R is usually not the most efficient way to do things in terms of computation time. If you have huge datasets (i.e. things that don’t fit in the RAM of your computer) you might have to turn to something else. R is, however, supremely flexible, and often very convenient. It takes commands from a command prompt or a script file, and outputs text, files, and graphics when told to.
R comes with automated installers for lots of platforms, and installation is pretty easy. If you want a nice graphical interface, I suggest Rstudio. R comes with its own graphical user interface, but I find it annoying. I usually work with R in a terminal window, like this: At the shell of a unix terminal, just write ”R”. A legal disclaimer and a friendly ”>” greets you. You are now interacting with R.

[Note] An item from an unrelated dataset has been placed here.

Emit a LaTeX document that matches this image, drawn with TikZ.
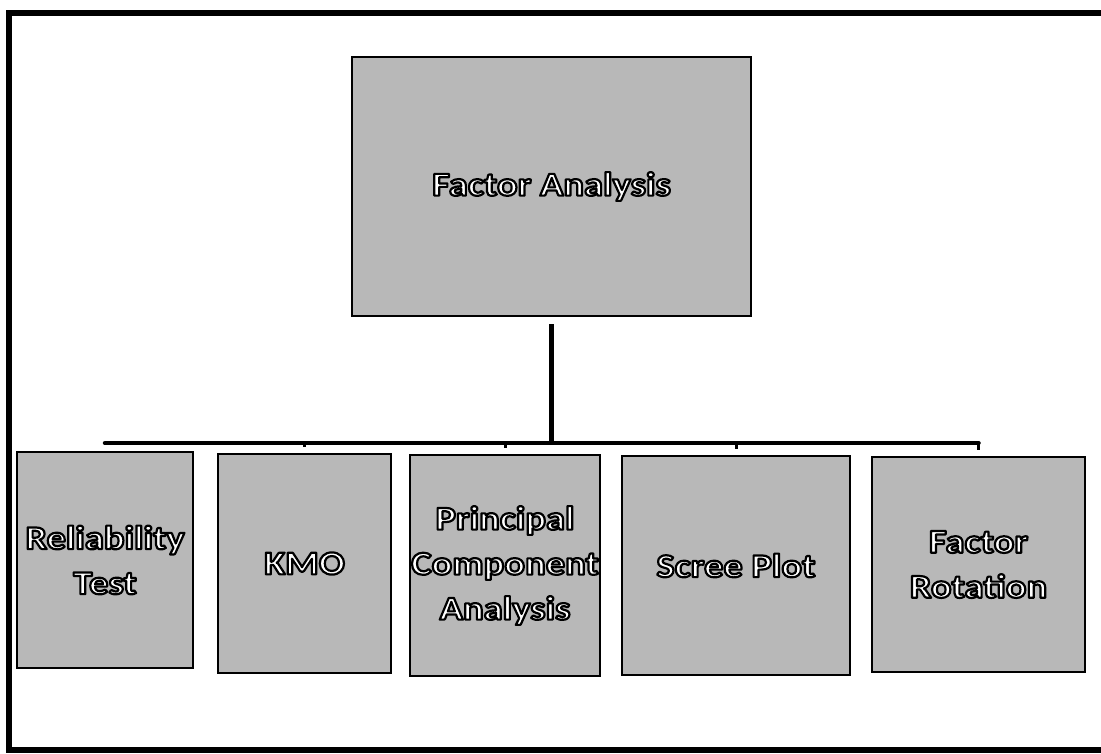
\documentclass[tikz,border=0pt]{standalone}
\usepackage{fontspec}
\setmainfont{Carlito}[FakeStretch=1.15]

% white lettering with a dark rim: fill the glyphs, then stroke their outline
\newcommand{\rim}[1]{%
  \special{pdf:literal direct 2 Tr 2.2 w 1 j 0 G}#1\special{pdf:literal direct 0 Tr}}

\begin{document}
\begin{tikzpicture}[x=1pt,y=-1pt,
  box/.style={draw=black, line width=2pt, fill=boxgray, rectangle,
              inner sep=0pt, align=center, text=white,
              font=\fontsize{33.5}{45}\selectfont\bfseries},
  conn/.style={draw=black, line width=4.5pt}]
  \definecolor{boxgray}{HTML}{B8B8B8}
  \useasboundingbox (0,0) rectangle (1101,753);
  \clip (0,0) rectangle (1101,753);
  \fill[white] (0,0) rectangle (1101,753);

  % page frame (its right side runs off the edge)
  \draw[line width=6pt] (1120,12.5) -- (8.5,12.5) -- (8.5,750) -- (1120,750);

  % root box
  \node[box, minimum width=399, minimum height=259] (fa) at (551.5,186.5)
    {\rim{Factor Analysis}};

  % child boxes
  \node[box, minimum width=176, minimum height=216] (b1) at (105,560)
    {\rim{Reliability}\\\rim{Test}};
  \node[box, minimum width=173, minimum height=219] (b2) at (304.5,563.5)
    {\rim{KMO}};
  \node[box, minimum width=190, minimum height=221] (b3) at (505,565.5)
    {\rim{Principal}\\\rim{Component}\\\rim{Analysis}};
  \node[box, minimum width=228, minimum height=219] (b4) at (736,565.5)
    {\rim{Scree Plot}};
  \node[box, minimum width=213, minimum height=215] (b5) at (978.5,564.5)
    {\rim{Factor}\\\rim{Rotation}};

  % bus connecting the root to the children
  \coordinate (bus) at (550,443);
  \draw[conn, shorten <=7pt] (fa.south) -- (fa.south |- bus);
  \draw[conn, line cap=round] (b1.north |- bus) -- (b5.north |- bus);
  \foreach \b in {b1,b2,b3,b4,b5}
    \draw[line width=3pt, shorten >=6pt] (\b.north |- bus) -- (\b.north);
\end{tikzpicture}
\end{document}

If you use one of the graphical interfaces, you will see the same things, but also a few other windows for editing script files, showing graphs etc.
2. Getting data into R
Say you have your data in a spreadsheet file. How do you get it into R? The easiest way is probably to export you spreadsheet tables to comma separated values (csv). (Just choose Save as… and select csv format in your favourite spreadsheet software). For this example, I use some made up data stored in data.csv. The read.csv() function reads csv files (duh). read.table() will read any tabulated data.
If you want to play along with the instructions, you can download comb_gnome_data.csv. If you work with the default R interface or R on the command line, you will have to put the file in your R working directory. In the R graphical interface, you can set and get the working directory under Misc (Mac) or File (Windows) in the menu bar.
If you work with Rstudio, you can press the Import dataset button to open an import guide, and then skip over most of this section. Rstudio is nice.
You run a function in R by writing its name followed by parentheses. Any parameters you pass to the function will be given in the parenthesis in a parameter=”value” format, like so.
data <- read.csv(file="comb_gnome_data.csv", header=T)
The arguments can either be given with their proper name, or in the default order. The arguments and output of any function are described in the help file — to read it, enter a question mark and the name of the function:
Above, we’re telling R to run read.csv() with the file ”comb_gnome_data.csv”, and the option header set to true. The arrow ”<-” means assignment, telling R to save the output of read.csv() to the variable called ”data”. You can recall it by simply giving the name of the variable, and R will print the whole table.
If your table is huge, this might not be helpful. Use head() and tail() to see the beginning and end of the table. dim() tells you how many rows and colums you have. This table format is called a data.frame, and is the basis of many operations in R.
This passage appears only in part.